I’ll save you the looking up (although you really should reread some EB stories): it’s “The Case of the Happy Nephew.”

The Wikipedia article on the song quotes Croce on a guy he knew in the Army. I can’t tell whether Leroy Brown was his real name. Somehow I think he’d be no match for Idaville’s Leroy.

Adair said...

I am always saddened when my students say that there is no "dinner hour" at their house and that everyone in their family eats separately, on the run, because of so many different schedules. In my house as a child, dinner was at 6:30, after the 5 pm cocktail hour. Both hours had their own music---cocktails meant jazz-oriented easy-listening, like Bobby Hackett or Harry James, while dinner was semi-classical, Kostelanetz or The RCA Living Strings. The local radio station even had a dinner music program titled "Candlelight and Wine." No, this wasn't the fifties, but the mid-sixties---such customs were still around in America as late as then, though they were under increasing pressure. Sigh---we threw out the baby with the bathwater...

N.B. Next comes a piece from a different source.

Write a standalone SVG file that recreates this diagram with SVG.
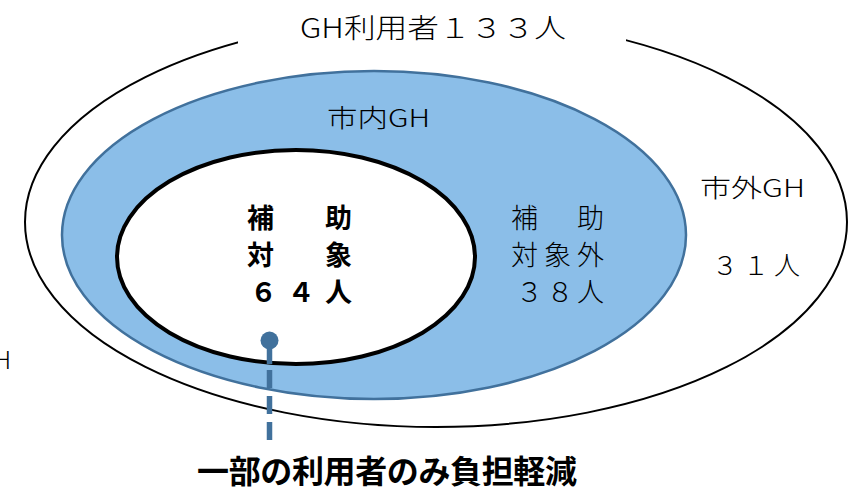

P.S. For the record, I wasn't ever an actual part of the cocktail hour--that was for grown-ups. But it wasn't "forbidden" either, or something hidden, and occasionally, my dad would even ask me to join and would fix me a Roy Rogers. Rather than make me interested in alcohol, the ritual made me see it as something that, in moderation, was a part of civilized living. It also made me comfortable among adults.

Michael Leddy said...

Adair, I’m guessing that at least some of your students would find the dinner hour you describe an absolute delight.

normann said...

At our house, dinner, which we called supper, was on the dot of 6:30, about 15 or 20 minutes after Dad got home from his bi-modal commute from the Loop (train and then car). This was enough time for a martini or manhattan, while I perused the Chicago Daily News, which Dad had bought at a newsstand outside Union Station to read on the train. Cocktail time chez nous frequently began with Dad saying "You won't believe what Royko wrote today...."

Michael Leddy said...

Norman, I love your account. You and Adair are making me think about how pleasant it would be to have a drink before dinner.